### Provided data
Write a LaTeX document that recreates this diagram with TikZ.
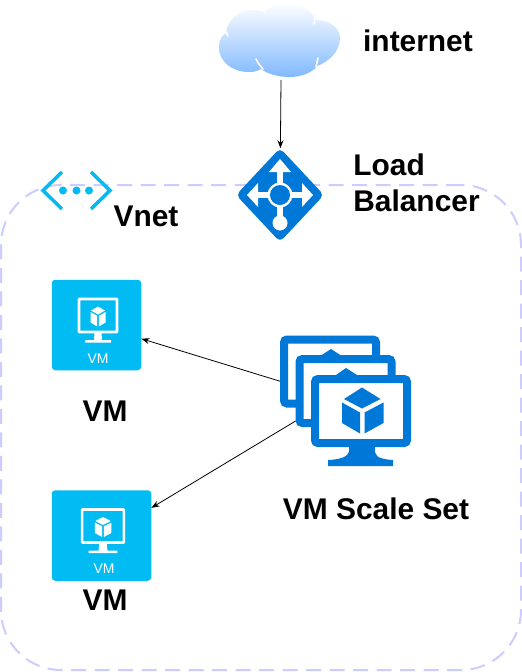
\documentclass[tikz,border=0pt]{standalone}
\usepackage{fontspec}
\setmainfont{Liberation Sans}
\usetikzlibrary{arrows.meta,shapes.geometric,calc}
\definecolor{msblue}{HTML}{0078D7}
\definecolor{azure}{HTML}{00BCF2}
\definecolor{vnetline}{HTML}{CCCCFF}
\definecolor{cloudtop}{HTML}{FFFFFF}
\definecolor{cloudbottom}{HTML}{80B9FF}

\begin{document}
\begin{tikzpicture}[
    x=1pt, y=-1pt,
    lbl/.style={font=\fontsize{29.9}{36}\selectfont\bfseries, align=left, inner sep=0pt, text=black},
    arr/.style={-{Stealth[length=8pt,width=6pt]}, line width=0.8pt, black},
    vmbox/.style={fill=azure, rounded corners=3.5pt, minimum height=90.5pt, inner sep=0pt},
    screen/.style={draw=msblue, fill=white, line width=8pt, rounded corners=3pt, minimum width=92pt, minimum height=64pt, inner sep=0pt},
    vmtext/.style={font=\fontsize{14}{14}\selectfont, text=white, inner sep=0pt},
    slit/.style={white, line width=1.6pt, line cap=round},
    pics/vmglyph/.style={code={
        \draw[white, line width=2.6pt, rounded corners=0.5pt] (-19,-26) rectangle (19,7);
        \fill[white] (-3.5,8) -- (3.5,8) -- (4,15) -- (13,15) -- (13,17.5) -- (-13,17.5) -- (-13,15) -- (-4,15) -- cycle;
        \fill[white] (0,-18.5) -- (7,-14.5) -- (0,-10.5) -- (-7,-14.5) -- cycle;
        \fill[white] (-7.5,-13) -- (-0.8,-9.2) -- (-0.8,1.5) -- (-7.5,-2.5) -- cycle;
        \fill[white] (7.5,-13) -- (0.8,-9.2) -- (0.8,1.5) -- (7.5,-2.5) -- cycle;
    }}
]
\useasboundingbox (0,0) rectangle (522,672);
\fill[white] (0,0) rectangle (522,672);

% vnet frame
\node[draw=vnetline, line width=2pt, dash pattern=on 15pt off 8.5pt, rounded corners=60pt, minimum width=520pt, minimum height=485pt, inner sep=0pt] (vnet) at (261,427.5) {};

% cloud
\shade[top color=cloudtop, bottom color=cloudbottom]
    (226,33) .. controls (228,18) and (240,10) .. (252,10)
    .. controls (257,10) and (262,11) .. (265,12)
    .. controls (270,6) and (278,3) .. (287,3)
    .. controls (303,3) and (313,12) .. (315,20)
    .. controls (330,20) and (340,28) .. (340,38)
    .. controls (340,52) and (328,62) .. (317,66)
    .. controls (313,72) and (302,77) .. (290,77)
    .. controls (278,77) and (268,74) .. (261,69)
    .. controls (256,72) and (252,72) .. (249,72)
    .. controls (232,72) and (219,62) .. (219,47)
    .. controls (219,40) and (222,35) .. (226,33) -- cycle;
\draw[slit] (256,59) .. controls (258,63) and (260,66) .. (263,69);
\draw[slit] (226,32) -- (228,36);
\draw[slit] (263,11) -- (267,13);
\draw[slit] (315,18) -- (314,24);
\draw[slit] (318,58) -- (316,67);
\coordinate (cloud) at (281,80);
\node[lbl] (internetlbl) at (418,41) {internet};

% load balancer
\node[diamond, fill=msblue, rounded corners=5pt, minimum width=88pt, minimum height=94pt, inner sep=0pt] (lb) at (280,195) {};
\draw[white, line width=6pt] (280,168) -- (280,218);
\draw[white, line width=6pt] (255,195) -- (305,195);
\fill[white] (280,159) -- (291,172) -- (269,172) -- cycle;
\fill[white] (247,195) -- (258,183) -- (258,207) -- cycle;
\fill[white] (313,195) -- (302,183) -- (302,207) -- cycle;
\fill[white] (280,195) circle (12.5pt);
\fill[msblue] (280,195) circle (10pt);
\fill[white] (280,223) circle (7.5pt);
\node[lbl] (lblb) at (416.5,183) {Load\\Balancer};

% vnet icon
\draw[azure, line width=3.5pt] (62,172) -- (43,190.5) -- (62,209);
\draw[azure, line width=3.5pt] (91,172) -- (110,190.5) -- (91,209);
\foreach \dotx in {63,76.5,89}
    \fill[azure] (\dotx,190.5) circle (4pt);
\node[lbl] (vnetlbl) at (146,216) {Vnet};

% single vms
\node[vmbox, minimum width=89.5pt] (vmOne) at (96.5,325) {};
\pic at (98,325) {vmglyph};
\node[vmtext] (vmOnetxt) at (98,359) {VM};
\node[lbl] (vmOnelbl) at (105,411) {VM};

\node[vmbox, minimum width=99.5pt] (vmTwo) at (101.5,535.5) {};
\pic[xscale=1.1] at (103,535.5) {vmglyph};
\node[vmtext] (vmTwotxt) at (104,569) {VM};
\node[lbl] (vmTwolbl) at (105,600) {VM};

% scale set
\node[screen] (vmsBack) at (330,371.5) {};
\fill[msblue] (321,355.5) -- (331,349) -- (341,355.5) -- cycle;
\node[screen] (vmsMid) at (345.5,391) {};
\fill[msblue] (336,375) -- (346,368) -- (357,375) -- cycle;
\node[screen] (vmsFront) at (361,411) {};
\fill[msblue] (349,447) -- (375,447) .. controls (374,455) and (376,459) .. (393,460) -- (393,466) -- (328,466) -- (328,460) .. controls (346,459) and (350,455) .. (349,447) -- cycle;
\fill[msblue] (362,387.5) -- (380.5,399) -- (362,408.5) -- (344,399) -- cycle;
\fill[msblue] (342,402.5) -- (360,412.5) -- (360,433.5) -- (342,423) -- cycle;
\fill[msblue] (364.5,412.5) -- (383.5,402.5) -- (383.5,423) -- (364.5,433.5) -- cycle;
\node[lbl] (vmsslbl) at (376,509) {VM Scale Set};

% connectors
\draw[arr] (cloud) -- (lb);
\draw[arr] (vmsBack.191) -- (vmOne.-17);
\draw[arr] (vmsMid.211) -- (vmTwo.29);
\end{tikzpicture}
\end{document}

### Instructions for the task
Restate each line from the start of the listing through the line bearing "line width=2pt, dash" word for word. Drop the pictures.

### Worked answer
Write a LaTeX document that recreates this diagram with TikZ.
\documentclass[tikz,border=0pt]{standalone}
\usepackage{fontspec}
\setmainfont{Liberation Sans}
\usetikzlibrary{arrows.meta,shapes.geometric,calc}
\definecolor{msblue}{HTML}{0078D7}
\definecolor{azure}{HTML}{00BCF2}
\definecolor{vnetline}{HTML}{CCCCFF}
\definecolor{cloudtop}{HTML}{FFFFFF}
\definecolor{cloudbottom}{HTML}{80B9FF}

\begin{document}
\begin{tikzpicture}[
    x=1pt, y=-1pt,
    lbl/.style={font=\fontsize{29.9}{36}\selectfont\bfseries, align=left, inner sep=0pt, text=black},
    arr/.style={-{Stealth[length=8pt,width=6pt]}, line width=0.8pt, black},
    vmbox/.style={fill=azure, rounded corners=3.5pt, minimum height=90.5pt, inner sep=0pt},
    screen/.style={draw=msblue, fill=white, line width=8pt, rounded corners=3pt, minimum width=92pt, minimum height=64pt, inner sep=0pt},
    vmtext/.style={font=\fontsize{14}{14}\selectfont, text=white, inner sep=0pt},
    slit/.style={white, line width=1.6pt, line cap=round},
    pics/vmglyph/.style={code={
        \draw[white, line width=2.6pt, rounded corners=0.5pt] (-19,-26) rectangle (19,7);
        \fill[white] (-3.5,8) -- (3.5,8) -- (4,15) -- (13,15) -- (13,17.5) -- (-13,17.5) -- (-13,15) -- (-4,15) -- cycle;
        \fill[white] (0,-18.5) -- (7,-14.5) -- (0,-10.5) -- (-7,-14.5) -- cycle;
        \fill[white] (-7.5,-13) -- (-0.8,-9.2) -- (-0.8,1.5) -- (-7.5,-2.5) -- cycle;
        \fill[white] (7.5,-13) -- (0.8,-9.2) -- (0.8,1.5) -- (7.5,-2.5) -- cycle;
    }}
]
\useasboundingbox (0,0) rectangle (522,672);
\fill[white] (0,0) rectangle (522,672);

% vnet frame
\node[draw=vnetline, line width=2pt, dash pattern=on 15pt off 8.5pt, rounded corners=60pt, minimum width=520pt, minimum height=485pt, inner sep=0pt] (vnet) at (261,427.5) {};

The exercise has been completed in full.